Bluestone also took an academic role in field, publishing the New York Attorney Malpractice Report from 2002-2004.  He started the “New York Attorney Malpractice Blog” in 2004, where he has published more than 4500 entries.

Mr. Bluestone has written 38 scholarly peer-reviewed articles concerning legal malpractice, many in the Outside Counsel column of the New York Law Journal. He has appeared as an Expert witness in multiple legal malpractice litigations.

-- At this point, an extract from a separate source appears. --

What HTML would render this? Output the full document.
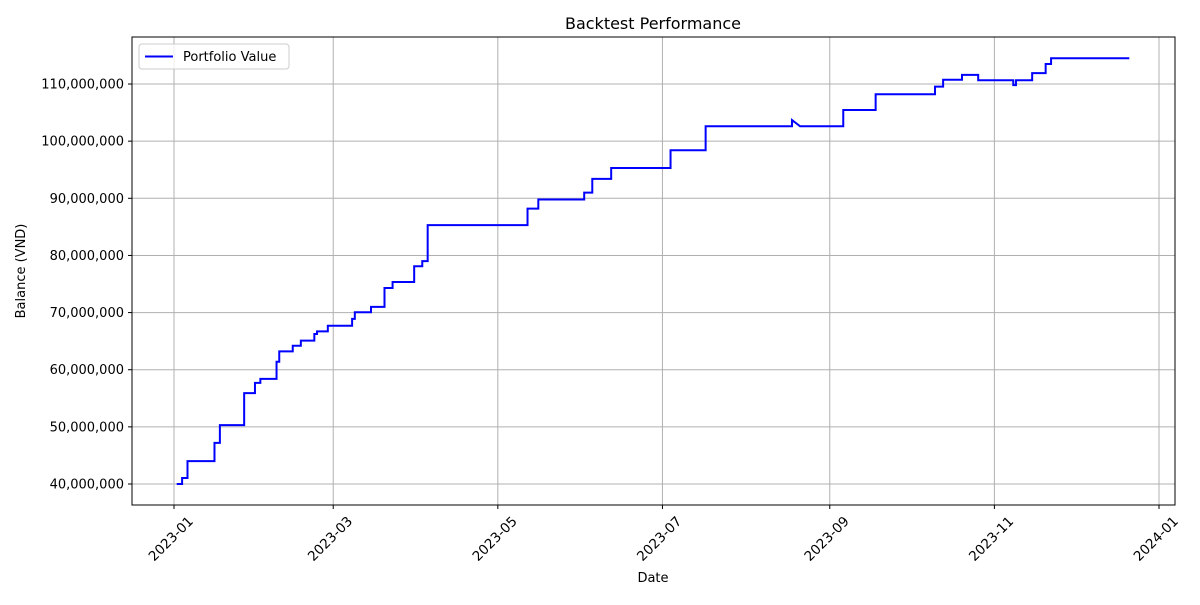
<!DOCTYPE html>
<html><head><meta charset="utf-8"><style>
body{margin:0;background:#fff;font-family:"Liberation Sans",sans-serif}
svg text{font-family:"DejaVu Sans","Liberation Sans",sans-serif;fill:#000}
</style></head><body>
<svg id="chart" width="1200" height="600" xmlns="http://www.w3.org/2000/svg">
<rect width="1200" height="600" fill="#fff"/>
<g id="grid"></g>
<g id="plot"></g>
<rect x="132" y="37" width="1043" height="468" fill="none" stroke="#000" stroke-width="1"/>
<g id="axes"></g>
<text x="653" y="29" font-size="16" text-anchor="middle">Backtest Performance</text>
<text x="653" y="582" font-size="13" text-anchor="middle">Date</text>
<text x="25" y="271" font-size="13" text-anchor="middle" transform="rotate(-90 25 271)">Balance (VND)</text>
<g>
<rect x="139" y="44" width="150" height="25" rx="3" fill="#fff" fill-opacity="0.8" stroke="#ccc"/>
<line x1="145" y1="56.5" x2="173" y2="56.5" stroke="#0000ff" stroke-width="2"/>
<text x="183" y="61" font-size="13">Portfolio Value</text>
</g>
</svg>
<script>
const dates=["2023-01-02","2023-01-04","2023-01-06","2023-01-16","2023-01-18","2023-01-27","2023-01-31","2023-02-02","2023-02-08","2023-02-09","2023-02-14","2023-02-17","2023-02-22","2023-02-23","2023-02-27","2023-03-08","2023-03-09","2023-03-15","2023-03-20","2023-03-23","2023-03-31","2023-04-03","2023-04-05","2023-05-12","2023-05-16","2023-06-02","2023-06-05","2023-06-12","2023-07-04","2023-07-17","2023-08-18","2023-08-21","2023-09-06","2023-09-18","2023-10-10","2023-10-13","2023-10-20","2023-10-26","2023-11-08","2023-11-09","2023-11-15","2023-11-20","2023-11-22","2023-12-21"];
const values=[40.0,41.05,44.0,47.2,50.3,55.9,57.7,58.4,61.4,63.2,64.2,65.1,66.25,66.7,67.7,68.9,70.05,71.0,74.3,75.35,78.1,79.0,85.3,88.2,89.8,91.0,93.4,95.3,98.4,102.6,103.7,102.6,105.45,108.2,109.55,110.75,111.6,110.65,109.8,110.65,111.9,113.5,114.5,114.5].map(v=>v*1e6);
const yTicks=[40e6,50e6,60e6,70e6,80e6,90e6,100e6,110e6];
const xTicks=["2023-01-01","2023-03-01","2023-05-01","2023-07-01","2023-09-01","2023-11-01","2024-01-01"];
const xTickLabels=["2023-01","2023-03","2023-05","2023-07","2023-09","2023-11","2024-01"];
const NS="http://www.w3.org/2000/svg";
const t0=Date.UTC(2023,0,1), t1=Date.UTC(2024,0,1);
function X(d){const p=d.split("-");const t=Date.UTC(+p[0],+p[1]-1,+p[2]);return 174+(t-t0)/(t1-t0)*985;}
function Y(v){return 484-(v-40e6)/10e6*57.14;}
const grid=document.getElementById("grid"),axes=document.getElementById("axes"),plot=document.getElementById("plot");
function mk(tag,attrs,parent){const e=document.createElementNS(NS,tag);for(const k in attrs)e.setAttribute(k,attrs[k]);parent.appendChild(e);return e;}
yTicks.forEach(v=>{const y=Y(v);
const g=mk("line",{x1:132,x2:1175,y1:y,y2:y,stroke:"#b0b0b0","stroke-width":1},grid);


mk("line",{x1:128,x2:132,y1:y,y2:y,stroke:"#000"},axes);
const t=mk("text",{x:124,y:y+4.5,"font-size":13,"text-anchor":"end"},axes);
t.textContent=v.toLocaleString("en-US");


});
xTicks.forEach((d,i)=>{const x=X(d);
const g=mk("line",{x1:x,x2:x,y1:37,y2:505,stroke:"#b0b0b0","stroke-width":1},grid);


mk("line",{x1:x,x2:x,y1:505,y2:509,stroke:"#000"},axes);
const tx=x+20, ty=522;
const t=mk("text",{x:tx,y:ty,"font-size":13.5,"text-anchor":"end",transform:`rotate(-45 ${tx} ${ty})`},axes);
t.textContent=xTickLabels[i];


});
let d="";
dates.forEach((dt,i)=>{const x=X(dt),y=Y(values[i]);
if(i===0)d+=`M${x},${y}`;
else if(i>1&&values[i-1]>values[i]&&values[i-1]>values[i-2]&&dates[i-1]==="2023-08-18")d+=`L${x},${y}`;
else d+=`H${x}V${y}`;});
const path=mk("path",{d:d,fill:"none",stroke:"#0000ff","stroke-width":2},plot);


</script>
</body></html>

Mr. Bluestone is an adjunct professor of law at St. John’s University College of Law, teaching Legal Malpractice.  Mr. Bluestone has argued legal malpractice cases in the Second Circuit, in the New York State Court of Appeals, each of the four New York Appellate Divisions, in all four of  the U.S. District Courts of New York and in Supreme Courts all over the state.  He has also been admitted pro haec vice in the states of Connecticut, New Jersey and Florida and was formally admitted to the US District Court of Connecticut and to its Bankruptcy Court all for legal malpractice matters. He has been retained by U.S. Trustees in legal malpractice cases from Bankruptcy Courts, and has represented municipalities, insurance companies, hedge funds, communications companies and international manufacturing firms. Mr. Bluestone regularly lectures in CLEs on legal malpractice.

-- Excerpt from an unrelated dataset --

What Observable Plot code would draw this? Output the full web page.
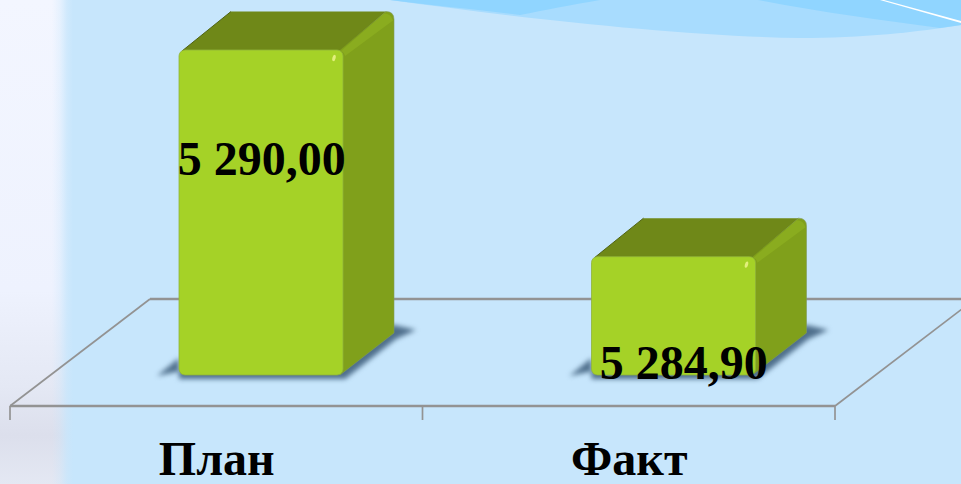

Based upon his professional experience Bluestone was named a Diplomate and was Board Certified by the American Board of Professional Liability Attorneys in 2008 in Legal Malpractice. He remains Board Certified.  He was admitted to The Best Lawyers in America from 2012-2019.  He has been featured in Who’s Who in Law since 1993.

In the last years, Mr. Bluestone has been featured for two particularly noteworthy legal malpractice cases.  The first was a settlement of an $11.9 million dollar default legal malpractice case of Yeo v. Kasowitz, Benson, Torres & Friedman which was reported in the NYLJ on August 15, 2016. Most recently, Mr. Bluestone obtained a rare plaintiff’s verdict in a legal malpractice case on behalf of the City of White Plains v. Joseph Maria, reported in the NYLJ on February 14, 2017. It was the sole legal malpractice jury verdict in the State of New York for 2017.

Bluestone has been at the forefront of the development of legal malpractice principles and has contributed case law decisions, writing and lecturing which have been recognized by his peers.  He is regularly mentioned in academic writing, and his past cases are often cited in current legal malpractice decisions. He is recognized for his ample writings on Judiciary Law § 487, a 850 year old statute deriving from England which relates to attorney deceit.